15 Mar 2019
Happy 20th birthday Bluetooth, my haven’t you grown!
Two decades ago, in 1998, the concept of Bluetooth was born, and little did we realise that this oddly named wireless technology would rapidly become one of the greatest technology enablers of all time.
When the first commercial products started to roll out at the turn of the millennium, I was working at Orange creating training material for the network’s third party retailers and Bluetooth was, like WAP and Wildfire one of many exciting new developments that we hoped to enthuse the channel about. I was lucky to receive from Ericsson a limited edition Bluetooth kit containing a HBH-10 headset and adapter to enable my T28 to hook up to it.
However, despite being impressed at how clever it all was, I was just too self-conscious to go full geek and use it in public! And whilst those behind the technology probably had a vision for where it could lead, I certainly didn’t think far beyond the wireless Bluetooth headset…how wrong was I?

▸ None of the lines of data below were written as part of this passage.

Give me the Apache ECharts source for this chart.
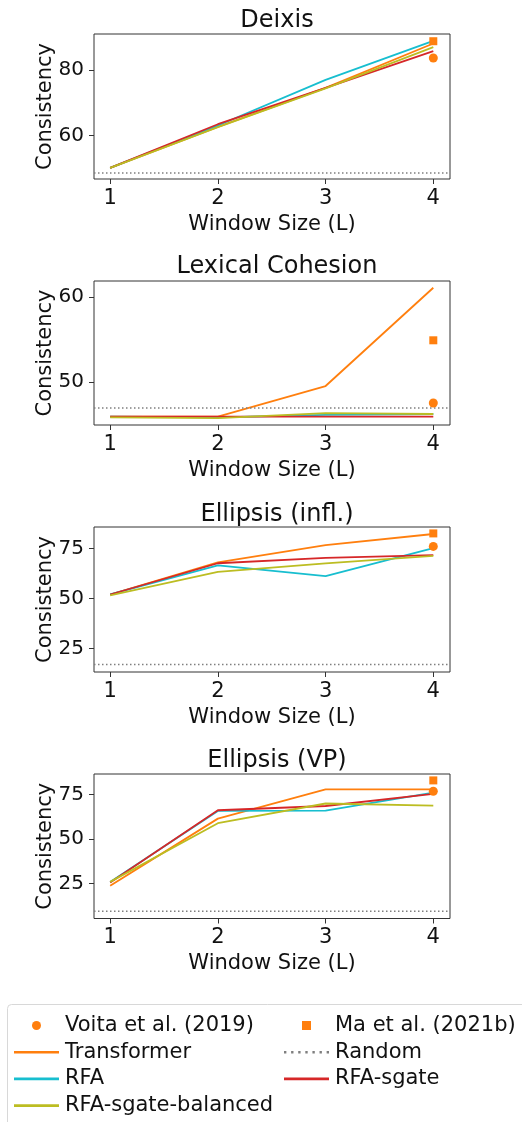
<!DOCTYPE html>
<html><head><meta charset="utf-8">
<script src="https://cdn.jsdelivr.net/npm/echarts@6/dist/echarts.min.js"></script>
<style>html,body{margin:0;padding:0;background:#fff}#c{width:522px;height:1122px}</style>
</head><body><div id="c"></div>
<script>
const windowSizes = [1, 2, 3, 4];
const taskTitles = ['Deixis', 'Lexical Cohesion', 'Ellipsis (infl.)', 'Ellipsis (VP)'];
const transformer = [[50.1, 62.6, 74.5, 88.0], [45.9, 45.9, 49.5, 61.1], [52.0, 68.0, 76.7, 82.2], [23.7, 61.5, 78.0, 78.0]];
const rfa = [[50.1, 63.0, 76.9, 88.8], [45.9, 45.8, 46.1, 46.2], [52.0, 66.5, 61.2, 75.2], [25.9, 65.8, 66.0, 76.1]];
const rfaSgate = [[50.1, 63.4, 74.5, 85.7], [45.9, 45.9, 45.9, 45.9], [52.0, 67.6, 70.3, 71.7], [25.5, 66.2, 68.6, 75.4]];
const rfaSgateBalanced = [[50.1, 62.5, 74.3, 86.9], [45.8, 45.7, 46.3, 46.2], [51.5, 63.3, 67.5, 71.3], [25.9, 58.9, 70.0, 68.8]];
const voita = [83.6, 47.5, 76.0, 76.9];
const ma = [88.7, 54.9, 82.5, 83.0];
const randomBaseline = [48.5, 46.9, 17.0, 9.4];
const yTicks = [[60, 80], [50, 60], [25, 50, 75], [25, 50, 75]];
const xTicks = [1, 2, 3, 4];

const yLimits = [[46.7, 90.9], [44.9, 61.9], [13.3, 85.7], [5.3, 86.6]];
const xLimits = [0.85, 4.155];
const gridTops = [34, 281, 527, 774];
const gridHeights = [145, 144, 145, 144.5];
const titleCenters = [19, 265, 513, 759];

const C = {orange: '#ff7f0e', cyan: '#17becf', red: '#d62728', olive: '#bcbd22', gray: '#7f7f7f'};
const FONT = 'DejaVu Sans';

const grids = [], xAxes = [], yAxes = [], titles = [], series = [];
const pts = arr => windowSizes.map((x, i) => [x, arr[i]]);

for (let k = 0; k < 4; k++) {
  grids.push({left: 94, width: 356, top: gridTops[k], height: gridHeights[k],
    show: true, borderColor: '#333', borderWidth: 1, backgroundColor: 'transparent'});
  titles.push({text: taskTitles[k], left: 272, textAlign: 'center', top: titleCenters[k] - 15,
    textStyle: {fontFamily: FONT, fontSize: 24, fontWeight: 'normal', color: '#111'}});
  xAxes.push({type: 'value', gridIndex: k, min: xLimits[0], max: xLimits[1],
    name: 'Window Size (L)', nameLocation: 'middle', nameGap: 35, nameMoveOverlap: false,
    nameTextStyle: {fontFamily: FONT, fontSize: 21, color: '#111'},
    axisLine: {show: false}, splitLine: {show: false},
    axisTick: {show: true, length: 5, customValues: xTicks, lineStyle: {color: '#333'}},
    axisLabel: {customValues: xTicks, margin: 9, fontFamily: FONT, fontSize: 21, color: '#111'}});
  yAxes.push({type: 'value', gridIndex: k, min: yLimits[k][0], max: yLimits[k][1],
    name: 'Consistency', nameLocation: 'middle', nameGap: 38, nameMoveOverlap: false,
    nameTextStyle: {fontFamily: FONT, fontSize: 21, color: '#111'},
    axisLine: {show: false}, splitLine: {show: false},
    axisTick: {show: true, length: 5, customValues: yTicks[k], lineStyle: {color: '#333'}},
    axisLabel: {customValues: yTicks[k], margin: 10, fontFamily: FONT, fontSize: 20, color: '#111'}});

  const base = {xAxisIndex: k, yAxisIndex: k, silent: true, animation: false};
  series.push(Object.assign({}, base, {name: 'Voita et al. (2019)', type: 'scatter', symbol: 'circle', symbolSize: 9,
    itemStyle: {color: C.orange, opacity: 1}, z: 10, data: [[4, voita[k]]]}));
  series.push(Object.assign({}, base, {name: 'Ma et al. (2021b)', type: 'scatter', symbol: 'rect', symbolSize: 8,
    itemStyle: {color: C.orange, opacity: 1}, z: 10, data: [[4, ma[k]]]}));
  series.push(Object.assign({}, base, {name: 'Transformer', type: 'line', symbol: 'none',
    lineStyle: {color: C.orange, width: 1.8}, itemStyle: {color: C.orange}, data: pts(transformer[k])}));
  series.push(Object.assign({}, base, {name: 'Random', type: 'line', symbol: 'none',
    lineStyle: {color: C.gray, width: 1.5, type: [1.5, 2.5]}, itemStyle: {color: C.gray},
    data: [[xLimits[0], randomBaseline[k]], [xLimits[1], randomBaseline[k]]]}));
  series.push(Object.assign({}, base, {name: 'RFA', type: 'line', symbol: 'none',
    lineStyle: {color: C.cyan, width: 1.8}, itemStyle: {color: C.cyan}, data: pts(rfa[k])}));
  series.push(Object.assign({}, base, {name: 'RFA-sgate', type: 'line', symbol: 'none',
    lineStyle: {color: C.red, width: 1.8}, itemStyle: {color: C.red}, data: pts(rfaSgate[k])}));
  series.push(Object.assign({}, base, {name: 'RFA-sgate-balanced', type: 'line', symbol: 'none',
    lineStyle: {color: C.olive, width: 1.8}, itemStyle: {color: C.olive}, data: pts(rfaSgateBalanced[k])}));
}

const lineIcon = 'path://M0,0L45,0L45,2.6L0,2.6Z';
const squareIcon = 'path://M0,0L8,0L8,8L0,8Z';
const dotIcon = 'path://M0,0h2v2h-2zM6,0h2v2h-2zM12,0h2v2h-2zM18,0h2v2h-2zM24,0h2v2h-2zM30,0h2v2h-2zM36,0h2v2h-2z';

const legendCommon = {orient: 'vertical', itemWidth: 45, itemHeight: 9, itemGap: 2.7, padding: 0,
  height: 120,
  textStyle: {fontFamily: FONT, fontSize: 21, color: '#111', lineHeight: 24, padding: [0, 0, 0, 1]},
  selectedMode: false};

const option = {
  backgroundColor: '#fff',
  animation: false,
  title: titles,
  grid: grids,
  xAxis: xAxes,
  yAxis: yAxes,
  series: series,
  legend: [
    Object.assign({}, legendCommon, {left: 14, top: 1013.5,
      data: [{name: 'Voita et al. (2019)', icon: 'circle'},
             {name: 'Transformer', icon: lineIcon},
             {name: 'RFA', icon: lineIcon},
             {name: 'RFA-sgate-balanced', icon: lineIcon}]}),
    Object.assign({}, legendCommon, {left: 284, top: 1013.5,
      data: [{name: 'Ma et al. (2021b)', icon: squareIcon},
             {name: 'Random', icon: dotIcon},
             {name: 'RFA-sgate', icon: lineIcon}]})
  ],
  graphic: [{type: 'rect', left: 7, top: 1004, z: -10,
    shape: {width: 540, height: 140, r: 4}, style: {fill: '#fff', stroke: '#d8d8d8', lineWidth: 1}}]
};

const chart = echarts.init(document.getElementById('c'), null, {renderer: 'canvas'});
chart.setOption(option);
</script></body></html>
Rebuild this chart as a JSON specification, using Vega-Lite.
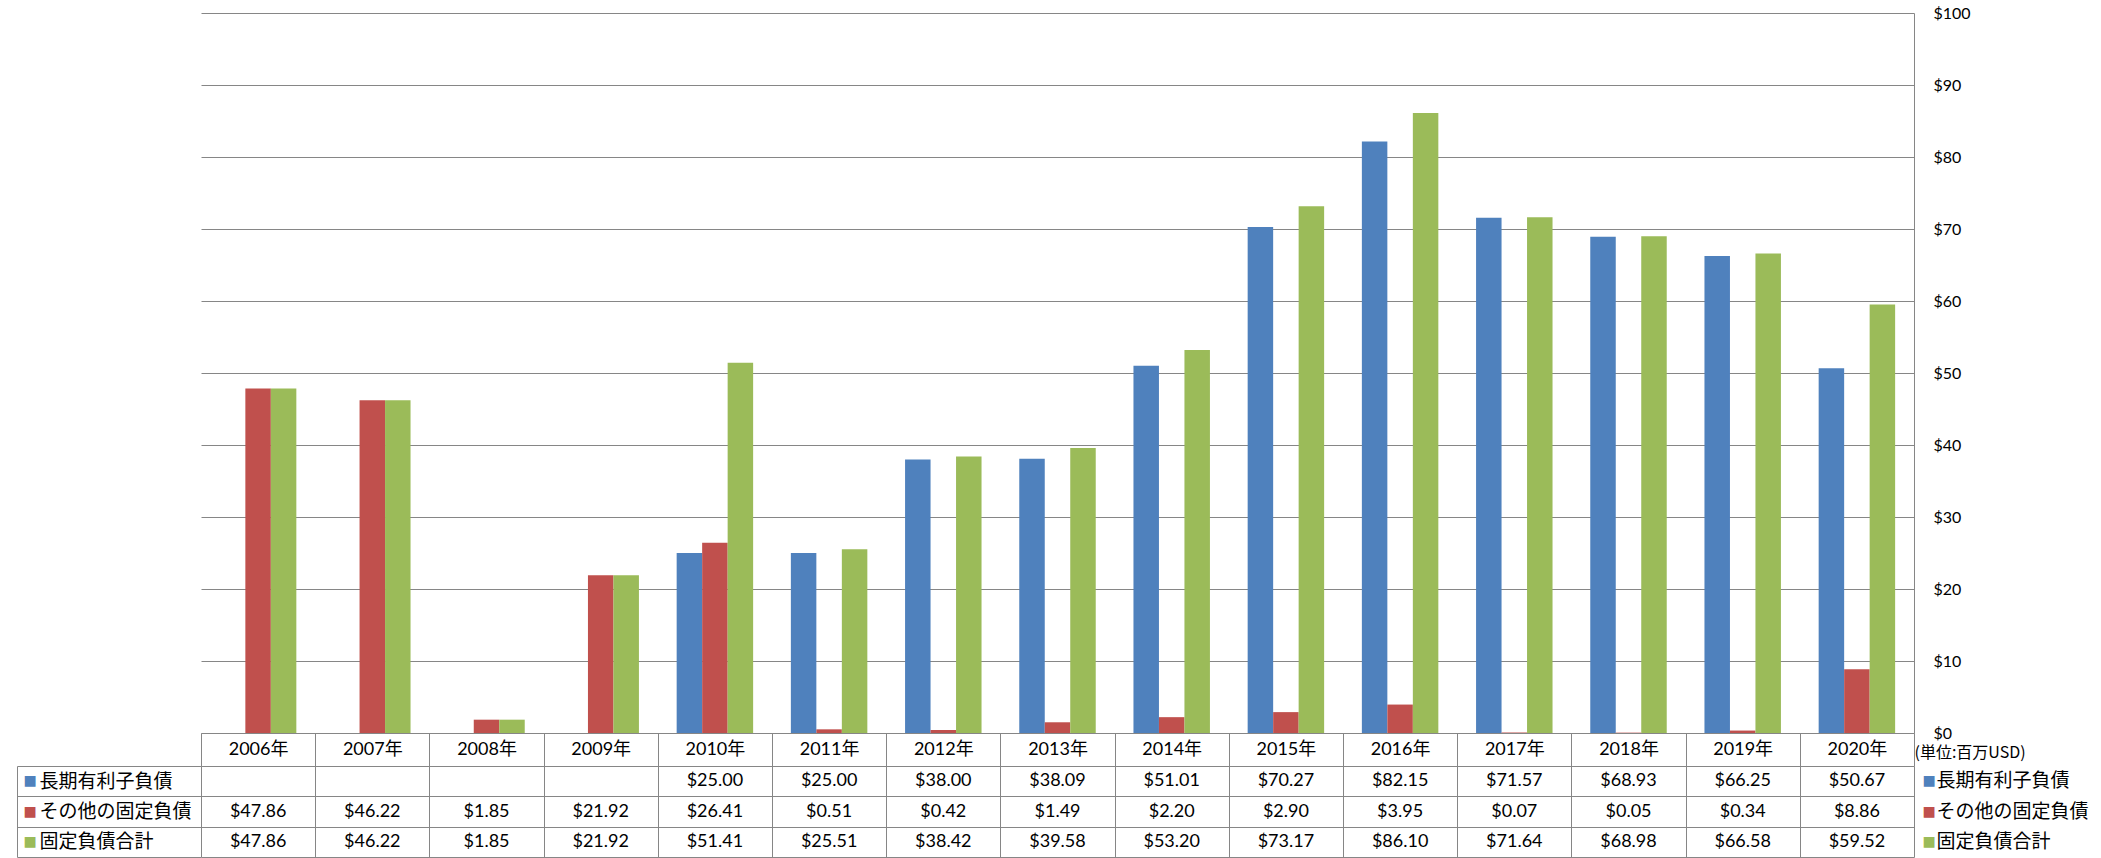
{
  "$schema": "https://vega.github.io/schema/vega-lite/v6.json",
  "padding": {"left": 16, "top": 5, "right": 10, "bottom": 0},
  "background": "white",
  "bounds": "flush",
  "spacing": 33,
  "config": {"view": {"stroke": null}},
  "datasets": {
    "d": [
      {"year": "2006年", "series": "その他の固定負債", "value": 47.86},
      {"year": "2006年", "series": "固定負債合計", "value": 47.86},
      {"year": "2007年", "series": "その他の固定負債", "value": 46.22},
      {"year": "2007年", "series": "固定負債合計", "value": 46.22},
      {"year": "2008年", "series": "その他の固定負債", "value": 1.85},
      {"year": "2008年", "series": "固定負債合計", "value": 1.85},
      {"year": "2009年", "series": "その他の固定負債", "value": 21.92},
      {"year": "2009年", "series": "固定負債合計", "value": 21.92},
      {"year": "2010年", "series": "長期有利子負債", "value": 25.00},
      {"year": "2010年", "series": "その他の固定負債", "value": 26.41},
      {"year": "2010年", "series": "固定負債合計", "value": 51.41},
      {"year": "2011年", "series": "長期有利子負債", "value": 25.00},
      {"year": "2011年", "series": "その他の固定負債", "value": 0.51},
      {"year": "2011年", "series": "固定負債合計", "value": 25.51},
      {"year": "2012年", "series": "長期有利子負債", "value": 38.00},
      {"year": "2012年", "series": "その他の固定負債", "value": 0.42},
      {"year": "2012年", "series": "固定負債合計", "value": 38.42},
      {"year": "2013年", "series": "長期有利子負債", "value": 38.09},
      {"year": "2013年", "series": "その他の固定負債", "value": 1.49},
      {"year": "2013年", "series": "固定負債合計", "value": 39.58},
      {"year": "2014年", "series": "長期有利子負債", "value": 51.01},
      {"year": "2014年", "series": "その他の固定負債", "value": 2.20},
      {"year": "2014年", "series": "固定負債合計", "value": 53.20},
      {"year": "2015年", "series": "長期有利子負債", "value": 70.27},
      {"year": "2015年", "series": "その他の固定負債", "value": 2.90},
      {"year": "2015年", "series": "固定負債合計", "value": 73.17},
      {"year": "2016年", "series": "長期有利子負債", "value": 82.15},
      {"year": "2016年", "series": "その他の固定負債", "value": 3.95},
      {"year": "2016年", "series": "固定負債合計", "value": 86.10},
      {"year": "2017年", "series": "長期有利子負債", "value": 71.57},
      {"year": "2017年", "series": "その他の固定負債", "value": 0.07},
      {"year": "2017年", "series": "固定負債合計", "value": 71.64},
      {"year": "2018年", "series": "長期有利子負債", "value": 68.93},
      {"year": "2018年", "series": "その他の固定負債", "value": 0.05},
      {"year": "2018年", "series": "固定負債合計", "value": 68.98},
      {"year": "2019年", "series": "長期有利子負債", "value": 66.25},
      {"year": "2019年", "series": "その他の固定負債", "value": 0.34},
      {"year": "2019年", "series": "固定負債合計", "value": 66.58},
      {"year": "2020年", "series": "長期有利子負債", "value": 50.67},
      {"year": "2020年", "series": "その他の固定負債", "value": 8.86},
      {"year": "2020年", "series": "固定負債合計", "value": 59.52}
    ]
  },
  "vconcat": [
    {
      "width": 1713,
      "height": 720,
      "data": {"name": "d"},
      "mark": {"type": "bar"},
      "encoding": {
        "x": {
          "field": "year", "type": "nominal", "sort": "ascending",
          "scale": {"paddingInner": 0, "paddingOuter": 0},
          "axis": {
            "orient": "bottom",
            "title": "(単位:百万USD)",
            "titleAnchor": "end", "titleAlign": "left", "titleBaseline": "top",
            "titlePadding": -22,
            "titleFont": "Noto Sans CJK JP", "titleFontSize": 16, "titleFontWeight": "normal", "titleColor": "#000000",
            "domain": true, "domainColor": "#868686",
            "ticks": true, "tickBand": "extent", "tickSize": 33, "tickColor": "#868686",
            "grid": false,
            "labelAngle": 0, "labelBaseline": "middle", "labelPadding": -17,
            "labelFont": "Lato, Noto Sans CJK JP", "labelFontSize": 18, "labelColor": "#000000"
          }
        },
        "y": {
          "field": "value", "type": "quantitative",
          "scale": {"domain": [0, 100], "nice": false},
          "axis": {
            "orient": "right", "title": null,
            "values": [0, 10, 20, 30, 40, 50, 60, 70, 80, 90, 100],
            "format": "$d",
            "grid": true, "gridColor": "#868686",
            "domain": true, "domainColor": "#868686",
            "ticks": false, "tickSize": 0,
            "labelPadding": 19, "labelAlign": "left", "labelBaseline": "middle",
            "labelFont": "Lato", "labelFontSize": 16, "labelColor": "#000000"
          }
        },
        "xOffset": {
          "field": "series", "type": "nominal",
          "scale": {"domain": ["長期有利子負債", "その他の固定負債", "固定負債合計"], "paddingInner": 0, "paddingOuter": 0.74}
        },
        "color": {
          "field": "series", "type": "nominal",
          "scale": {"domain": ["長期有利子負債", "その他の固定負債", "固定負債合計"], "range": ["#4F81BD", "#C0504D", "#9BBB59"]},
          "legend": null
        }
      }
    },
    {
      "width": 1713,
      "height": 91,
      "data": {"name": "d"},
      "resolve": {"axis": {"y": "independent"}},
      "layer": [
        {
          "mark": {"type": "text", "font": "Lato", "fontSize": 18, "color": "#000000", "align": "center", "baseline": "middle"},
          "encoding": {
            "x": {
              "field": "year", "type": "nominal", "sort": "ascending",
              "scale": {"paddingInner": 0, "paddingOuter": 0},
              "axis": {"title": null, "grid": true, "gridColor": "#868686", "tickBand": "extent", "labels": false, "ticks": false, "domain": false}
            },
            "y": {
              "field": "series", "type": "nominal",
              "scale": {"domain": ["長期有利子負債", "その他の固定負債", "固定負債合計"], "paddingInner": 0, "paddingOuter": 0},
              "axis": {
                "orient": "left", "title": null, "domain": false,
                "grid": true, "gridColor": "#868686", "tickBand": "extent",
                "ticks": true, "tickSize": 184, "tickColor": "#868686",
                "labelAlign": "left", "labelBaseline": "middle", "labelPadding": -22,
                "labelFont": "Noto Sans CJK JP", "labelFontSize": 19, "labelColor": "#000000", "labelLimit": 0
              }
            },
            "text": {"field": "value", "type": "quantitative", "format": "$.2f"}
          }
        },
        {
          "mark": {"type": "text", "opacity": 0},
          "encoding": {
            "y": {
              "field": "series", "type": "nominal",
              "axis": {
                "orient": "left", "title": null, "offset": 184,
                "domain": true, "domainColor": "#868686",
                "grid": false, "ticks": false, "tickSize": 0,
                "labelExpr": "'■'", "labelAlign": "left", "labelBaseline": "middle", "labelPadding": -6,
                "labelFont": "DejaVu Sans", "labelFontSize": 14,
                "labelColor": {"condition": [{"test": "datum.value === '長期有利子負債'", "value": "#4F81BD"}, {"test": "datum.value === 'その他の固定負債'", "value": "#C0504D"}], "value": "#9BBB59"}
              }
            },
            "text": {"value": ""}
          }
        },
        {
          "mark": {"type": "text", "opacity": 0},
          "encoding": {
            "y": {
              "field": "series", "type": "nominal",
              "axis": {
                "orient": "right", "title": null,
                "domain": false, "grid": false, "ticks": false, "tickSize": 0,
                "labelExpr": "'■'", "labelAlign": "left", "labelBaseline": "middle", "labelPadding": 8,
                "labelFont": "DejaVu Sans", "labelFontSize": 14,
                "labelColor": {"condition": [{"test": "datum.value === '長期有利子負債'", "value": "#4F81BD"}, {"test": "datum.value === 'その他の固定負債'", "value": "#C0504D"}], "value": "#9BBB59"}
              }
            },
            "text": {"value": ""}
          }
        },
        {
          "mark": {"type": "text", "opacity": 0},
          "encoding": {
            "y": {
              "field": "series", "type": "nominal",
              "axis": {
                "orient": "right", "title": null,
                "domain": false, "grid": false, "ticks": false, "tickSize": 0,
                "labelAlign": "left", "labelBaseline": "middle", "labelPadding": 22,
                "labelFont": "Noto Sans CJK JP", "labelFontSize": 19, "labelColor": "#000000", "labelLimit": 0
              }
            },
            "text": {"value": ""}
          }
        }
      ]
    }
  ]
}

If you don’t know the history behind the development of Bluetooth, it’s incredibly interesting. The germ of the idea was first pioneered more than half a century before its official launch. Like so many technological breakthroughs, war proved the catalyst. The pioneer was Hollywood actress and part time inventor Hedy Lamarr.
Her war-time invention was for radio communications to ‘hop’ from one frequency to another, so that Allied torpedoes couldn’t be detected by the enemy. Despite not being able to bring it to market, her idea paved the way for both Bluetooth and Wifi.
Fast forward to 1989 and a meeting between Nils Rydbeck, CTO at Ericsson Mobile in Lund, Sweden and Johan Ullman paved the way for the realisation of Lamarr’s vision. The meeting was to establish a mobile specific solution for hands-free headsets.
The development of the “short-link” radio technology, uniting the PC and cellular industries, later named Bluetooth, was initiated in December 1996 where a series of companies got together to form the Bluetooth Special Interest Group (SIG), finally established in 1998.
What the companies (thankfully) understood was that a standardized protocol had to be created so that Bluetooth would seamlessly work across several devices from a multitude of companies. SIG, which started with five companies (Ericsson, Intel, Nokia, IBM, and Toshiba) and 400 members now has more than 30,000.
Most of us don’t think about whether a product is Bluetooth enabled we just expect it to be built in allowing our smartphones to connect seamlessly to all manner of devices such as headphones, wireless speakers and voice enabled assistants.